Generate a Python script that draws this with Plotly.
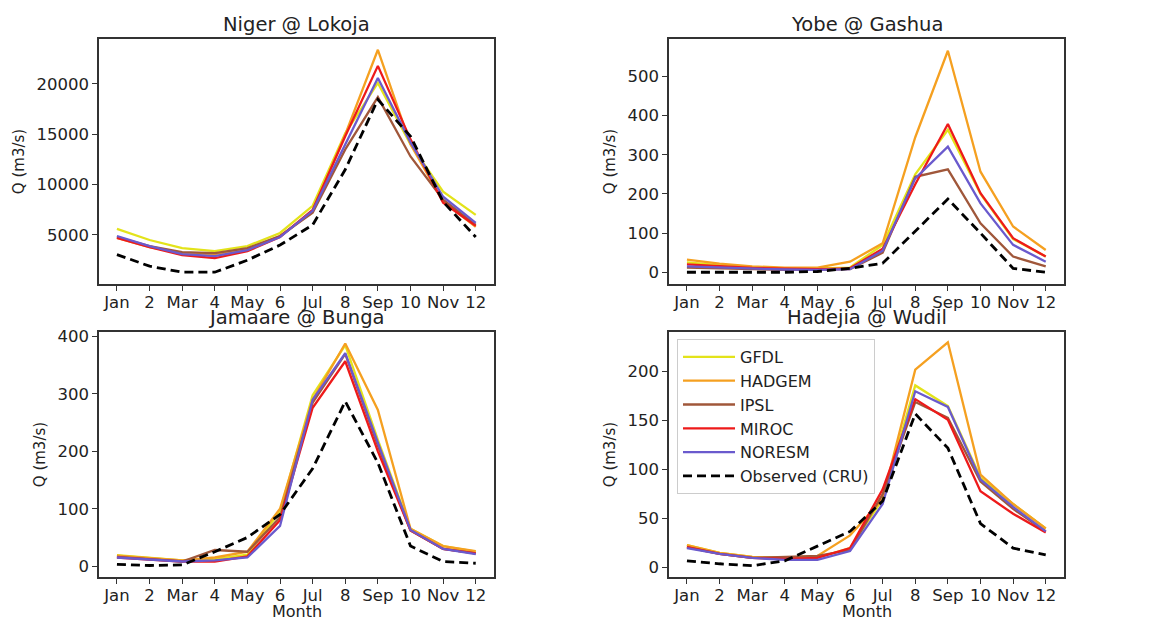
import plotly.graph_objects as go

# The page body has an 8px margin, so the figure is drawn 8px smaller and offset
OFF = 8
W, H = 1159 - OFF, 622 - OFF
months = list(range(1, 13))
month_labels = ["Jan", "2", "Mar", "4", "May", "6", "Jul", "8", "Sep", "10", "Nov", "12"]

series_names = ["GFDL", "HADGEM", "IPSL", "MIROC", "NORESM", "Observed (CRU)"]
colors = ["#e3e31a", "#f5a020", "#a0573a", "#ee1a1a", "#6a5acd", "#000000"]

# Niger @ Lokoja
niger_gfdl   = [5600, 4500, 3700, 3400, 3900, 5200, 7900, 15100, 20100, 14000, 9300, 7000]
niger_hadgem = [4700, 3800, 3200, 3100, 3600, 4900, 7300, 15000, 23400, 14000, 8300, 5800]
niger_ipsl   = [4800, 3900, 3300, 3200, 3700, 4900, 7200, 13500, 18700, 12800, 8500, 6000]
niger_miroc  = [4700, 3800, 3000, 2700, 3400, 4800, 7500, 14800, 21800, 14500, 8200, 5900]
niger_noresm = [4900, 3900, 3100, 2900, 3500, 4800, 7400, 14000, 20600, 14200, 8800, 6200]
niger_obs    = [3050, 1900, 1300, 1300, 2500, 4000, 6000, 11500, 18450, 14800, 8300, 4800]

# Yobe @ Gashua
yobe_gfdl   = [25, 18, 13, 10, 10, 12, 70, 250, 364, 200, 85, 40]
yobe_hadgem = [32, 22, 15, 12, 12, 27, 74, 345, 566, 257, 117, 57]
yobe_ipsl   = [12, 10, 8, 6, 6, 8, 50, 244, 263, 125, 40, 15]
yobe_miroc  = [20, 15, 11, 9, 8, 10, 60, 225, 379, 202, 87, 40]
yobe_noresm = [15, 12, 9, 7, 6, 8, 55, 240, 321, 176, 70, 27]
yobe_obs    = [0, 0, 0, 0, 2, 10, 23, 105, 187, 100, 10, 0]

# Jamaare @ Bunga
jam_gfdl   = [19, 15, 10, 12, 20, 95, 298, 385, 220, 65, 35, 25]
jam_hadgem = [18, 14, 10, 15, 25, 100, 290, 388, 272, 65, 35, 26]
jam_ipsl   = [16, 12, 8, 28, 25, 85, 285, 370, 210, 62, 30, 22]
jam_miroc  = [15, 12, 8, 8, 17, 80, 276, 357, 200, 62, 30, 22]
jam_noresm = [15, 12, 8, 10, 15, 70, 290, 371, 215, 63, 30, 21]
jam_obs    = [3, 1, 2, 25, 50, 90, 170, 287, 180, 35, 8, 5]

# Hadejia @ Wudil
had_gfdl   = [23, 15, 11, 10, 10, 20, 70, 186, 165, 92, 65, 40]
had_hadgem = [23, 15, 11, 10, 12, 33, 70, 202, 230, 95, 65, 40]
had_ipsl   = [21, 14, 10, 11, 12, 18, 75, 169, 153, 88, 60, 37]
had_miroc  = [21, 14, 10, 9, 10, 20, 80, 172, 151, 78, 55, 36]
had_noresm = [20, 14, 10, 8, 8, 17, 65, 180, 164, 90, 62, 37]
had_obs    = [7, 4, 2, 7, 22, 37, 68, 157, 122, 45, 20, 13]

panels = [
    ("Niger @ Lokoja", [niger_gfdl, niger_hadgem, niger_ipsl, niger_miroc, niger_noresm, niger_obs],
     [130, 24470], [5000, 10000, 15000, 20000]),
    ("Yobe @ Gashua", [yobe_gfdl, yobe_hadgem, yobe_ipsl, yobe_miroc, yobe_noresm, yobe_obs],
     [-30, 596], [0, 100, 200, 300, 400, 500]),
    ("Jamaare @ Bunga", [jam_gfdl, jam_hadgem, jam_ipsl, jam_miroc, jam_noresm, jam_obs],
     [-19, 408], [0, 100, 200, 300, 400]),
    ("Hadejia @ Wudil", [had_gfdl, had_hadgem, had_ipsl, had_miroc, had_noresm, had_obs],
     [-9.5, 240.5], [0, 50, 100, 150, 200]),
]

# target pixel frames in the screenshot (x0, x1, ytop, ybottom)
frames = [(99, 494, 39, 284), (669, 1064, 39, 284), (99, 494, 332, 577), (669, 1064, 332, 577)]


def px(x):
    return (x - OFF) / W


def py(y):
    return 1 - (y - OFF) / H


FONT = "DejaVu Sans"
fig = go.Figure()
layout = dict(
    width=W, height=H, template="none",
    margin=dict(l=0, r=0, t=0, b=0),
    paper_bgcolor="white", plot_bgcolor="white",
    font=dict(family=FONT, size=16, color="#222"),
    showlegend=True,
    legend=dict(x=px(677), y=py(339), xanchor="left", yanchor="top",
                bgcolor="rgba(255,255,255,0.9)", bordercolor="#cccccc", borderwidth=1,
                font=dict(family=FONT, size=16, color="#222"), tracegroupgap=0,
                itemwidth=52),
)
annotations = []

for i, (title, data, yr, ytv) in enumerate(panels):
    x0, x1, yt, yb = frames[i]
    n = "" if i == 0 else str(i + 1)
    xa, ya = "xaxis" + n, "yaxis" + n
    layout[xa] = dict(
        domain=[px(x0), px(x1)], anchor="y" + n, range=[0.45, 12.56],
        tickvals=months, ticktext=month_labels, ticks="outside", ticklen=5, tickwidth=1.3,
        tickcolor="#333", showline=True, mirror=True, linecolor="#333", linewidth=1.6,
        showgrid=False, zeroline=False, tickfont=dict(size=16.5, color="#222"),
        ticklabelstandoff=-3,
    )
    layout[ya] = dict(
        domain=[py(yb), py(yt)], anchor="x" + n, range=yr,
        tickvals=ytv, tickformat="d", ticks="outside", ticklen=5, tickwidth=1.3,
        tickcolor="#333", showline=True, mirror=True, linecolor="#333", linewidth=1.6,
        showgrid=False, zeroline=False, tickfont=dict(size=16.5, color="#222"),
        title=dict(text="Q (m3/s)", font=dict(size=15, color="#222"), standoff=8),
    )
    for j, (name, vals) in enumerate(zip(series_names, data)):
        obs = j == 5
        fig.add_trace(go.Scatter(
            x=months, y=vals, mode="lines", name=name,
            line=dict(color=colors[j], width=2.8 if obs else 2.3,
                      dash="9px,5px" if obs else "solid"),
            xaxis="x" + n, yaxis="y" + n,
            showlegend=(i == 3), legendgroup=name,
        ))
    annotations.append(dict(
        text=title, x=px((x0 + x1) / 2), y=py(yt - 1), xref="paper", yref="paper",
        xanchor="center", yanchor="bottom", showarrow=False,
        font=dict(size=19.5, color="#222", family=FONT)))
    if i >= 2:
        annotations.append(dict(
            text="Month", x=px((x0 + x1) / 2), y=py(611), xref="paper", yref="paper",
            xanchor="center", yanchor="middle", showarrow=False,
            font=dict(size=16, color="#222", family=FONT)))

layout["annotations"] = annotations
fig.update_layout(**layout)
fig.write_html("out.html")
==============================
**What you have to do:** Copy exactly the lines running from the beginning of the listing through the line that has "180, 35, 8, 5]". Drop the pictures.

**Task response:**
Generate a Python script that draws this with Plotly.
import plotly.graph_objects as go

# The page body has an 8px margin, so the figure is drawn 8px smaller and offset
OFF = 8
W, H = 1159 - OFF, 622 - OFF
months = list(range(1, 13))
month_labels = ["Jan", "2", "Mar", "4", "May", "6", "Jul", "8", "Sep", "10", "Nov", "12"]

series_names = ["GFDL", "HADGEM", "IPSL", "MIROC", "NORESM", "Observed (CRU)"]
colors = ["#e3e31a", "#f5a020", "#a0573a", "#ee1a1a", "#6a5acd", "#000000"]

# Niger @ Lokoja
niger_gfdl   = [5600, 4500, 3700, 3400, 3900, 5200, 7900, 15100, 20100, 14000, 9300, 7000]
niger_hadgem = [4700, 3800, 3200, 3100, 3600, 4900, 7300, 15000, 23400, 14000, 8300, 5800]
niger_ipsl   = [4800, 3900, 3300, 3200, 3700, 4900, 7200, 13500, 18700, 12800, 8500, 6000]
niger_miroc  = [4700, 3800, 3000, 2700, 3400, 4800, 7500, 14800, 21800, 14500, 8200, 5900]
niger_noresm = [4900, 3900, 3100, 2900, 3500, 4800, 7400, 14000, 20600, 14200, 8800, 6200]
niger_obs    = [3050, 1900, 1300, 1300, 2500, 4000, 6000, 11500, 18450, 14800, 8300, 4800]

# Yobe @ Gashua
yobe_gfdl   = [25, 18, 13, 10, 10, 12, 70, 250, 364, 200, 85, 40]
yobe_hadgem = [32, 22, 15, 12, 12, 27, 74, 345, 566, 257, 117, 57]
yobe_ipsl   = [12, 10, 8, 6, 6, 8, 50, 244, 263, 125, 40, 15]
yobe_miroc  = [20, 15, 11, 9, 8, 10, 60, 225, 379, 202, 87, 40]
yobe_noresm = [15, 12, 9, 7, 6, 8, 55, 240, 321, 176, 70, 27]
yobe_obs    = [0, 0, 0, 0, 2, 10, 23, 105, 187, 100, 10, 0]

# Jamaare @ Bunga
jam_gfdl   = [19, 15, 10, 12, 20, 95, 298, 385, 220, 65, 35, 25]
jam_hadgem = [18, 14, 10, 15, 25, 100, 290, 388, 272, 65, 35, 26]
jam_ipsl   = [16, 12, 8, 28, 25, 85, 285, 370, 210, 62, 30, 22]
jam_miroc  = [15, 12, 8, 8, 17, 80, 276, 357, 200, 62, 30, 22]
jam_noresm = [15, 12, 8, 10, 15, 70, 290, 371, 215, 63, 30, 21]
jam_obs    = [3, 1, 2, 25, 50, 90, 170, 287, 180, 35, 8, 5]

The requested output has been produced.